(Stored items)
○ ○ ○ ○ ○

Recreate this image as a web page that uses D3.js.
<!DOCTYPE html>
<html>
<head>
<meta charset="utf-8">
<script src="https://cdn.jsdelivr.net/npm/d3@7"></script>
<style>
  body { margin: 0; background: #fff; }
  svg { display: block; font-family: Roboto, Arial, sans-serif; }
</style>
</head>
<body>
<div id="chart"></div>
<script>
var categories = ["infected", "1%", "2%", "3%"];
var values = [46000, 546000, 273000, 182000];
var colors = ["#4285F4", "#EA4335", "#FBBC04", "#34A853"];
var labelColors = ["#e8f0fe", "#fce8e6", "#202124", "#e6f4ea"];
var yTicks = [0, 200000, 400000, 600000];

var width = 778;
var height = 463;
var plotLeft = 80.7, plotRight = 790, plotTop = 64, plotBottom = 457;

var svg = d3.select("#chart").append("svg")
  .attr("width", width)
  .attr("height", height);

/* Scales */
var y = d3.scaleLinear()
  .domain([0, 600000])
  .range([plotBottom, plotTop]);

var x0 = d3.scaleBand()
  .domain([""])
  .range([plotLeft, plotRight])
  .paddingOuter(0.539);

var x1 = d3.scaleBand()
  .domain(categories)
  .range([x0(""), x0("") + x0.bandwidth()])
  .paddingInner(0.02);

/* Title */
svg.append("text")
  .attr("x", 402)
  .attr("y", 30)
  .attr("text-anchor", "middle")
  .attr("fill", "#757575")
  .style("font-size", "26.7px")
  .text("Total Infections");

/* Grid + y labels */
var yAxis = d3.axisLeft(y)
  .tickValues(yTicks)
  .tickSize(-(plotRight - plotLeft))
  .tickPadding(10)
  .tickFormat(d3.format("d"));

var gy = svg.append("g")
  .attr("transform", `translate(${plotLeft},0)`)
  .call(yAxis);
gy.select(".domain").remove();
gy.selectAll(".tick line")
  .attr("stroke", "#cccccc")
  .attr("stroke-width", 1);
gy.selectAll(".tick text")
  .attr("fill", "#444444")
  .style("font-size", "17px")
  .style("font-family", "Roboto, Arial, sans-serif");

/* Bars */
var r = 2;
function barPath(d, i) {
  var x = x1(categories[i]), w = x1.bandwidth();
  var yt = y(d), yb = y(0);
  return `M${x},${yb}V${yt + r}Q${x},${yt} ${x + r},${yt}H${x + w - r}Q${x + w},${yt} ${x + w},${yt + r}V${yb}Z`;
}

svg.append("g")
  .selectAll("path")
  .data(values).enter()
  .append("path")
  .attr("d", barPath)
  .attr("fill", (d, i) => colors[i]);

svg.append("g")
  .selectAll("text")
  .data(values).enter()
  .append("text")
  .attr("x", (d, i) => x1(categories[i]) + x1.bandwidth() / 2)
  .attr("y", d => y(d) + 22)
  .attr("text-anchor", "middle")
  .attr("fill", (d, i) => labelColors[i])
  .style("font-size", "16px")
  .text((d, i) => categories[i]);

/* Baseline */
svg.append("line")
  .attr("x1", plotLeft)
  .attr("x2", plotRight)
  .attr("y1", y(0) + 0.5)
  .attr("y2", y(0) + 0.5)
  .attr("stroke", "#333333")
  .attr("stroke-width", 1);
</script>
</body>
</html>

○ ○ ○ ○ ○

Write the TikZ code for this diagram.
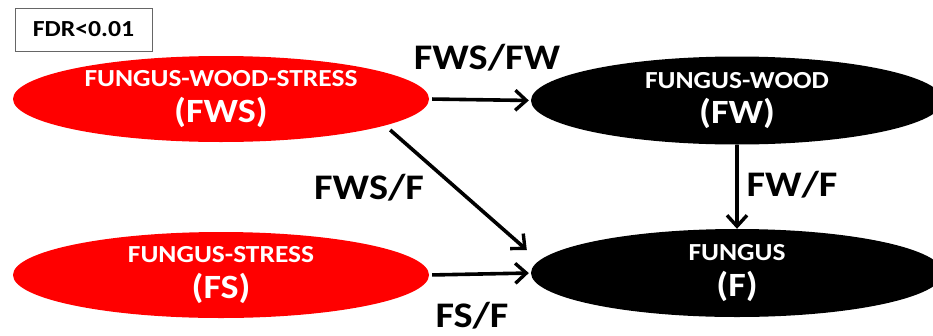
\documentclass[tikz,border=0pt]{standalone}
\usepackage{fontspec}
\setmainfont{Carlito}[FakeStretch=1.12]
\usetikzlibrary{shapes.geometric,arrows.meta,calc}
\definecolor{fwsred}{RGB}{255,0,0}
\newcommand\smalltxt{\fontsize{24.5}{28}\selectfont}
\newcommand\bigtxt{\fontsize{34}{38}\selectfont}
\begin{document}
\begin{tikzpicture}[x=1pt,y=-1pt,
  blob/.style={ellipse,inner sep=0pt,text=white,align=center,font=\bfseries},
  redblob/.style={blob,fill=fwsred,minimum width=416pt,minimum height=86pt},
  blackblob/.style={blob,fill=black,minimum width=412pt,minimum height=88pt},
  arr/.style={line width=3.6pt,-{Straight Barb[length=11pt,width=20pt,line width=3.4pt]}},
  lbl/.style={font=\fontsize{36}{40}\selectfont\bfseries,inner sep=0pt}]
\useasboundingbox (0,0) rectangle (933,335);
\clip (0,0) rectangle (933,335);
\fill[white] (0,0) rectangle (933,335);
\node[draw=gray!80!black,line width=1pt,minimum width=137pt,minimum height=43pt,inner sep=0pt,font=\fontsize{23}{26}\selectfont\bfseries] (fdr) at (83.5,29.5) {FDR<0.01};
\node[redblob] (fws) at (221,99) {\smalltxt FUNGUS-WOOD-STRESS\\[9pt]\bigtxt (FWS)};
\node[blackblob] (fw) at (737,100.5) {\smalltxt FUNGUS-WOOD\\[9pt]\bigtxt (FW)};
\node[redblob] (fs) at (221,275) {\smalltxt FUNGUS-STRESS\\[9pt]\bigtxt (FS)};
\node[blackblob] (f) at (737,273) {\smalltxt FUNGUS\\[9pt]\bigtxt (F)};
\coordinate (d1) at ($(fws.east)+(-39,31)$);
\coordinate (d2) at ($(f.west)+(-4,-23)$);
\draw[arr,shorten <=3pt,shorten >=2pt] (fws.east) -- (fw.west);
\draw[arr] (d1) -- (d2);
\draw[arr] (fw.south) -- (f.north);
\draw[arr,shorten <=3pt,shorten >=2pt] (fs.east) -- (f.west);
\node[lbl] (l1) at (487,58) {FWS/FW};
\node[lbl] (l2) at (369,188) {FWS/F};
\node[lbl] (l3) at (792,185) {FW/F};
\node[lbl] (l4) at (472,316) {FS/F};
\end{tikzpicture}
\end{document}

○ ○ ○ ○ ○

Using the entries shown above, reproduce verbatim the lines from the line bearing "Recreate this image" to the line bearing "var yTicks = [0, 200000, 400000, 600000];", inclusive.

Recreate this image as a web page that uses D3.js.
<!DOCTYPE html>
<html>
<head>
<meta charset="utf-8">
<script src="https://cdn.jsdelivr.net/npm/d3@7"></script>
<style>
  body { margin: 0; background: #fff; }
  svg { display: block; font-family: Roboto, Arial, sans-serif; }
</style>
</head>
<body>
<div id="chart"></div>
<script>
var categories = ["infected", "1%", "2%", "3%"];
var values = [46000, 546000, 273000, 182000];
var colors = ["#4285F4", "#EA4335", "#FBBC04", "#34A853"];
var labelColors = ["#e8f0fe", "#fce8e6", "#202124", "#e6f4ea"];
var yTicks = [0, 200000, 400000, 600000];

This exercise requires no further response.